There is one issue that comes up all the time for IT folks that are new to Splunk. Syslog is something that most IT organizations are already dealing with. It is the easiest log source to get started with and the one easiest to make a mess of.
Here are the common scenarios:
- Syslog is already collected from network devices and other appliances such as spam filter systems. It is sent to a Linux syslog server such as rsyslog or syslog-ng. On rare occasions it is something on Windows e.g. Kiwisyslog.
- Syslog is not used. But HEY it is a quick easy example of collecting logs the auditors told us we were not doing. So someone testing Splunk googles and finds the example of making a Network Input for Syslog and like magic, logs show up in Splunk. NEAT!! Instant ROI.
I will go ahead and get this out of the way now. NEVER.. EVER… Just don’t send syslog straight to Splunk if you want to avoid a lot of headaches. This isn’t Splunk’s fault. But just the nature of the issue. It could apply to most log collection products.
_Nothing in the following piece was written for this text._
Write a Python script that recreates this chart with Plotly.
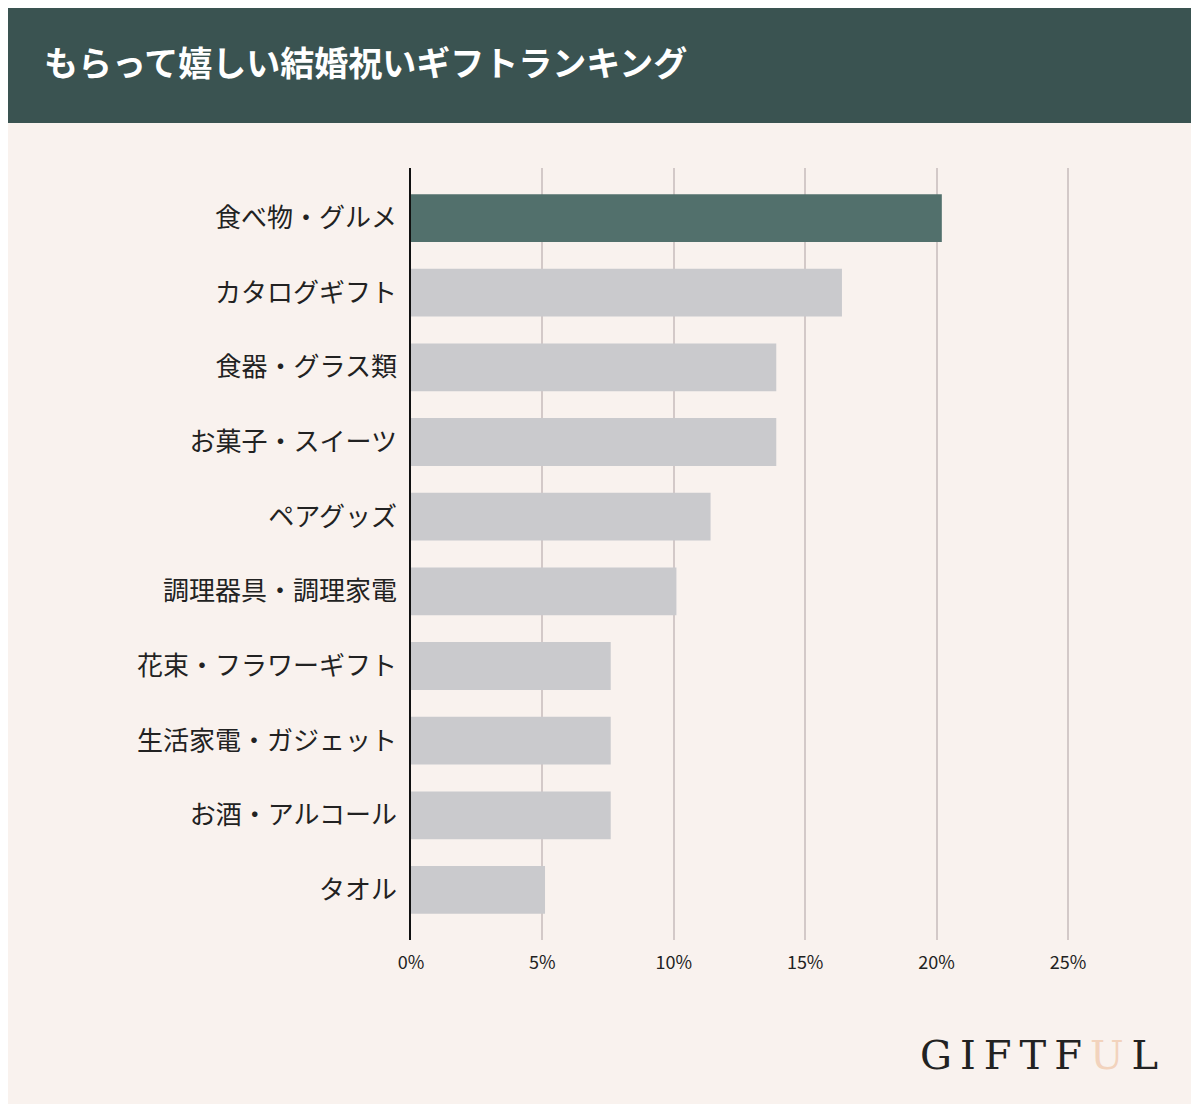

Why not to send straight to Splunk?
- Disruption of Data Collection:
a. If you restart the Splunk indexer you are sending to, you lose syslog data. And yes, you will be applying Splunk updates, doing rolling restarts if you get into Index Clustering etc. You will restart Splunk way more often than you would a syslog service on a dedicated server. Restarting the syslog service is also substantially faster than restarting Splunk.
b. You lose the ability to load balance incoming data across multiple indexers (e.g. Index Clustering)
- Splunk Metadata:
a. If you send different types of devices syslog streams to the same network input on Splunk then you will have a horrible time setting sourcetype and destination index.
- Syslog Administration and Configuration:
a. You get MUCH more flexibility in data handling, routing and filtering with rsyslog or syslog-ng than with a Splunk network port. Maybe you want to drop noisy events before they hit your Indexers.
b. You likely already have network ACLs in place and syslog configuration done on source devices. You won’t have to change that.
c. If you use something like Puppet then re-deploying a failed syslog server with it’s fairly static configuration is easier and good from the business continuity/disaster recovery plan perspective.
d. If your syslog server has plenty of storage you can have an extra backup of the original log data by archiving it to compressed files automatically.
a. If you want to make Splunk listen on port 514 it will need elevated privileges for the whole Splunkd process and it’s child processes. You will have a much smaller attack surface on a dedicated syslog service. Sure iptables etc can be used to trick your way around this but those are topics not covered here.
How do you prepare for success?
Here is the secret sauce to success. Something that a large number of IT groups do not implement. It is the PTR DNS record for reverse DNS.
Splunk will try and get the host field on network inputs by default using reverse DNS. Syslog-ng and rsylog will do this as well. So you want to make sure DNS records are configured. One other item you may need to consider. DNS caching servers. DNS performance and the volume of lookups could potentially be an issue. You can read more on the topic in Splunk DNS Caching and dnsmasq.
A bonus note. If you use the Splunk SNMP Modular Input, there is now an option to perform the reverse DNS lookup to get the host field information. A FQDN is way better than an IP. See my post on Running SNMP Modular Input on a Universal Forwarder. The code I contributed got implemented into the available version.
Summing up. Before you do anything with Splunk, prepare your syslog sources by doing three things.
- Decide on a good device naming scheme. perhaps asa8.nyc2.myorg.com represents a firewall in a New York City second office location.
- Implement BOTH A and PTR records for the network decides to match that naming scheme. The reverse record is going to be as important as the naming convention.
- Make sure your syslog sources are using NTP and preferably GMT for timezone.
This is going to give you three key benefits.
- You will be able to use wildcards in Splunk forwarder pickup configuration. So if your network team adds a new switch. As long as they named it, made BOTH A and PTR records and sends to the official syslog server then logs will magically just flow into Splunk. No changes required by the Splunk Admin. It just WORKS for already configured types of devices you are expecting.
- You will easily be able to control what sourcetype and index device types go into Splunk with. The host field will be a useful human readable name.
- You will be able to add automatic metadata in Splunk based on the device naming convention. Such as geolocation information.